* TASK DIRECTIONS: Extract the lines up to and including the one that contains "(tyR) at (1223,419);", starting with the first line of the entries below, and omit the pictures.

##########

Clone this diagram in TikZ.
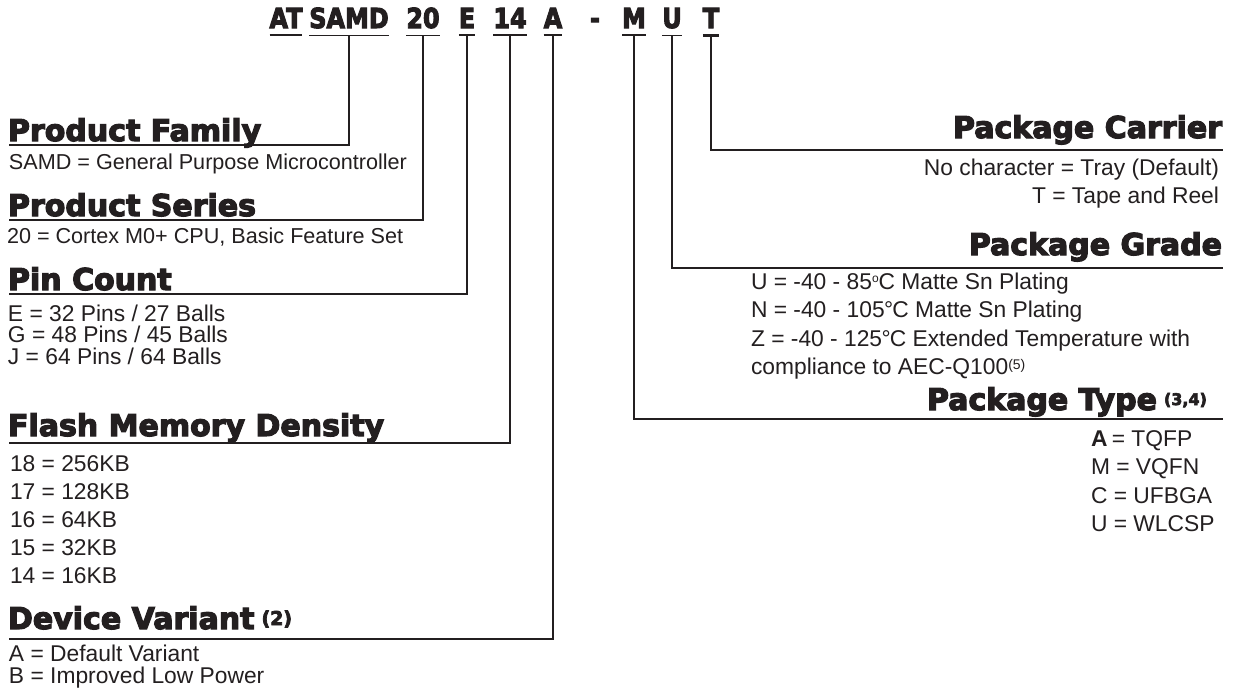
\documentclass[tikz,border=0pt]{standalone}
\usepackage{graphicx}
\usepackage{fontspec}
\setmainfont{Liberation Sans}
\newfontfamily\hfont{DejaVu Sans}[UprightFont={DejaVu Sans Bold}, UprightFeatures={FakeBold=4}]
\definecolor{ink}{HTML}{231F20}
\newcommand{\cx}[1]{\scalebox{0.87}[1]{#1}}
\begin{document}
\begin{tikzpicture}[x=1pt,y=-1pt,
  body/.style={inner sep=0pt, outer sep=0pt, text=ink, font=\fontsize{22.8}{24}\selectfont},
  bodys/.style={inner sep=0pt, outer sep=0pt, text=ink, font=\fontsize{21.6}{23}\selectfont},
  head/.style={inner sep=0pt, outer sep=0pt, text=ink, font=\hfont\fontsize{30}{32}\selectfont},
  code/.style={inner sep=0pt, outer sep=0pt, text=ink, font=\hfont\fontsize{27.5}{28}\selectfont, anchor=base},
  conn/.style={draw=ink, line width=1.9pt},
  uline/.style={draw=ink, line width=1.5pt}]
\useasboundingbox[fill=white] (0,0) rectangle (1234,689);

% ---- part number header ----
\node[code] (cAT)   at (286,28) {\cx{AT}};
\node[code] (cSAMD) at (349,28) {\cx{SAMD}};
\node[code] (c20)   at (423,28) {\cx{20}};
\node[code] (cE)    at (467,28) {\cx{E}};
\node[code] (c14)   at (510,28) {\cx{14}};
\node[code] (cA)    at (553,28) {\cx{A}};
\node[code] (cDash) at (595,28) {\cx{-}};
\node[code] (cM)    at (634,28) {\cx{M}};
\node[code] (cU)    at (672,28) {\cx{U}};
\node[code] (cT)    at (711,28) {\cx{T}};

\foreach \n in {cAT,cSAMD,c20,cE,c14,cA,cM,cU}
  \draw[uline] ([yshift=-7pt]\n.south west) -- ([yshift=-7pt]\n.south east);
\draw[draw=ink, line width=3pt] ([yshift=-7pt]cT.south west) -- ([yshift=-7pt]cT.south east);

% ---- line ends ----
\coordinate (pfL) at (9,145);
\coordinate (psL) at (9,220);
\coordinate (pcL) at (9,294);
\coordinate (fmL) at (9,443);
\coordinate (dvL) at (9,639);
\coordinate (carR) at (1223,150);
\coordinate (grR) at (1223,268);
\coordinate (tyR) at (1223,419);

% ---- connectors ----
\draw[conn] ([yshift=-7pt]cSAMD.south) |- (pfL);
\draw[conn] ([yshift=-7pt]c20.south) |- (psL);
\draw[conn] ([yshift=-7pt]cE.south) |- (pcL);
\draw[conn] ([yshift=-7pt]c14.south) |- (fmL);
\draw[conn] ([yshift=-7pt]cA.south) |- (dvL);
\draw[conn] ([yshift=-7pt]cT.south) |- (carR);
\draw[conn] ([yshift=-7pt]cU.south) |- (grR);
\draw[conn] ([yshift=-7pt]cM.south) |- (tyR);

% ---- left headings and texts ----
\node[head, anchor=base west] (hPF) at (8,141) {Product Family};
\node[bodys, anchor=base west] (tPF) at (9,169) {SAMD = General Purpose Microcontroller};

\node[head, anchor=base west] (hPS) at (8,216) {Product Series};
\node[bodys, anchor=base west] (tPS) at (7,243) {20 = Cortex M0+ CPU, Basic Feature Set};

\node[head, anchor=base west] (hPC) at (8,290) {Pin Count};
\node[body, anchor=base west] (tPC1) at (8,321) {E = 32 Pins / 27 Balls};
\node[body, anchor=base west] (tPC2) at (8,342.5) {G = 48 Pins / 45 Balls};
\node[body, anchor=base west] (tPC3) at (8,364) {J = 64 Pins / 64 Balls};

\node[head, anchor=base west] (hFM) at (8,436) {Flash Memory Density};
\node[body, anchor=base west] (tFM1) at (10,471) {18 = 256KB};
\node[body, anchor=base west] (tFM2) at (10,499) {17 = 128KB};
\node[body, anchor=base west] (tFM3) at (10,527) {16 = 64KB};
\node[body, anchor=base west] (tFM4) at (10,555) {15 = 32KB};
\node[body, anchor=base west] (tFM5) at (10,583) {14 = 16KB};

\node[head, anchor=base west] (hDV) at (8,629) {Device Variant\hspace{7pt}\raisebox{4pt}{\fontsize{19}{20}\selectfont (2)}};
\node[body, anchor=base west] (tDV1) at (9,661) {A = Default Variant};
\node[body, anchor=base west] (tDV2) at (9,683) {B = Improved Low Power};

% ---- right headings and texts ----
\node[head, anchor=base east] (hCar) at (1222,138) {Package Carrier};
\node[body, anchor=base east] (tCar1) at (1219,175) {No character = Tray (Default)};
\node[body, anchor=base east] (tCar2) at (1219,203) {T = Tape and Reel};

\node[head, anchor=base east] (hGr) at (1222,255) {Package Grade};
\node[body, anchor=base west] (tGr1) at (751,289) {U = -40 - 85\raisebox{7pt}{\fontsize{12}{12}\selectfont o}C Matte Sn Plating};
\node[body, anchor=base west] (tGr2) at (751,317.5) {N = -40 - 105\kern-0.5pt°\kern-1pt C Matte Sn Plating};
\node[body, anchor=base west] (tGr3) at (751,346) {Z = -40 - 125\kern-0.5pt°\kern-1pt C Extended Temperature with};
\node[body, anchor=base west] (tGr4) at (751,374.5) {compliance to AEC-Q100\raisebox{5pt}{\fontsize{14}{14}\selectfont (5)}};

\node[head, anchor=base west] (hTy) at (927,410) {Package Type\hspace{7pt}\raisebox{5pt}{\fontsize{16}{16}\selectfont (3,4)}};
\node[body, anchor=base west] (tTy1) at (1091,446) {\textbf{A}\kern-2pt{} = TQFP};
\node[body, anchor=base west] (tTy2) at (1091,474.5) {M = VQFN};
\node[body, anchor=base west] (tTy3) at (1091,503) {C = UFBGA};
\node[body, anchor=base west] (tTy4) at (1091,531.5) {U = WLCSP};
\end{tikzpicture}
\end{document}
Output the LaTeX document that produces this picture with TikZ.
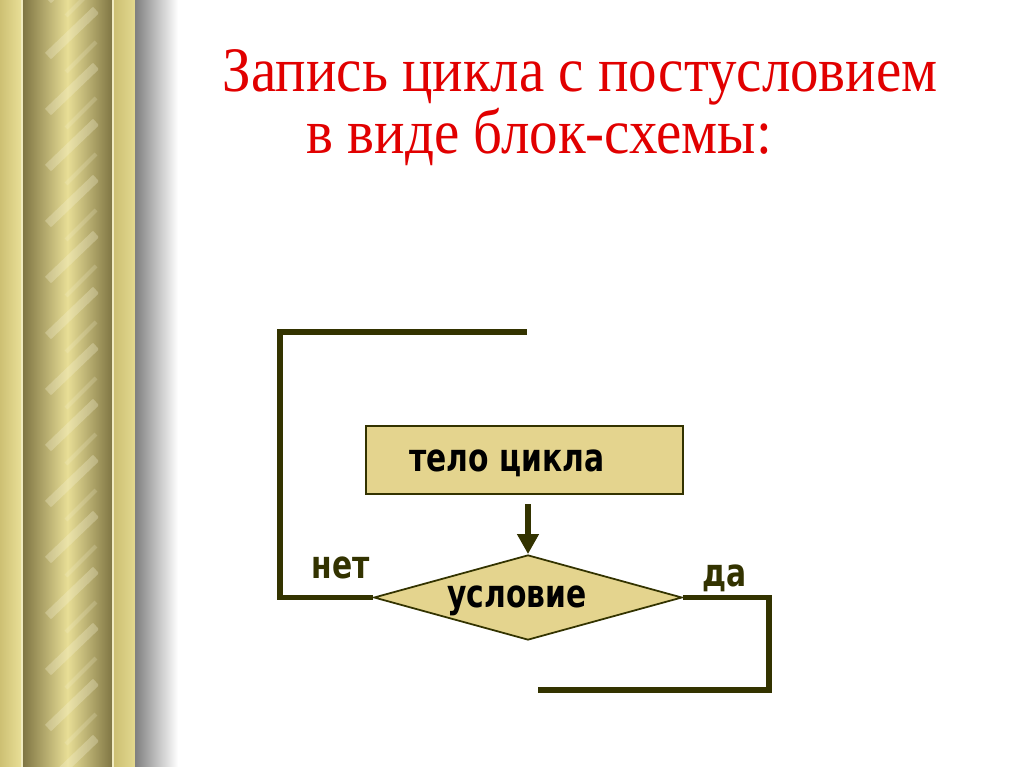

##########

* OUTPUT FOR THIS TASK:
Clone this diagram in TikZ.
\documentclass[tikz,border=0pt]{standalone}
\usepackage{graphicx}
\usepackage{fontspec}
\setmainfont{Liberation Sans}
\newfontfamily\hfont{DejaVu Sans}[UprightFont={DejaVu Sans Bold}, UprightFeatures={FakeBold=4}]
\definecolor{ink}{HTML}{231F20}
\newcommand{\cx}[1]{\scalebox{0.87}[1]{#1}}
\begin{document}
\begin{tikzpicture}[x=1pt,y=-1pt,
  body/.style={inner sep=0pt, outer sep=0pt, text=ink, font=\fontsize{22.8}{24}\selectfont},
  bodys/.style={inner sep=0pt, outer sep=0pt, text=ink, font=\fontsize{21.6}{23}\selectfont},
  head/.style={inner sep=0pt, outer sep=0pt, text=ink, font=\hfont\fontsize{30}{32}\selectfont},
  code/.style={inner sep=0pt, outer sep=0pt, text=ink, font=\hfont\fontsize{27.5}{28}\selectfont, anchor=base},
  conn/.style={draw=ink, line width=1.9pt},
  uline/.style={draw=ink, line width=1.5pt}]
\useasboundingbox[fill=white] (0,0) rectangle (1234,689);

% ---- part number header ----
\node[code] (cAT)   at (286,28) {\cx{AT}};
\node[code] (cSAMD) at (349,28) {\cx{SAMD}};
\node[code] (c20)   at (423,28) {\cx{20}};
\node[code] (cE)    at (467,28) {\cx{E}};
\node[code] (c14)   at (510,28) {\cx{14}};
\node[code] (cA)    at (553,28) {\cx{A}};
\node[code] (cDash) at (595,28) {\cx{-}};
\node[code] (cM)    at (634,28) {\cx{M}};
\node[code] (cU)    at (672,28) {\cx{U}};
\node[code] (cT)    at (711,28) {\cx{T}};

\foreach \n in {cAT,cSAMD,c20,cE,c14,cA,cM,cU}
  \draw[uline] ([yshift=-7pt]\n.south west) -- ([yshift=-7pt]\n.south east);
\draw[draw=ink, line width=3pt] ([yshift=-7pt]cT.south west) -- ([yshift=-7pt]cT.south east);

% ---- line ends ----
\coordinate (pfL) at (9,145);
\coordinate (psL) at (9,220);
\coordinate (pcL) at (9,294);
\coordinate (fmL) at (9,443);
\coordinate (dvL) at (9,639);
\coordinate (carR) at (1223,150);
\coordinate (grR) at (1223,268);
\coordinate (tyR) at (1223,419);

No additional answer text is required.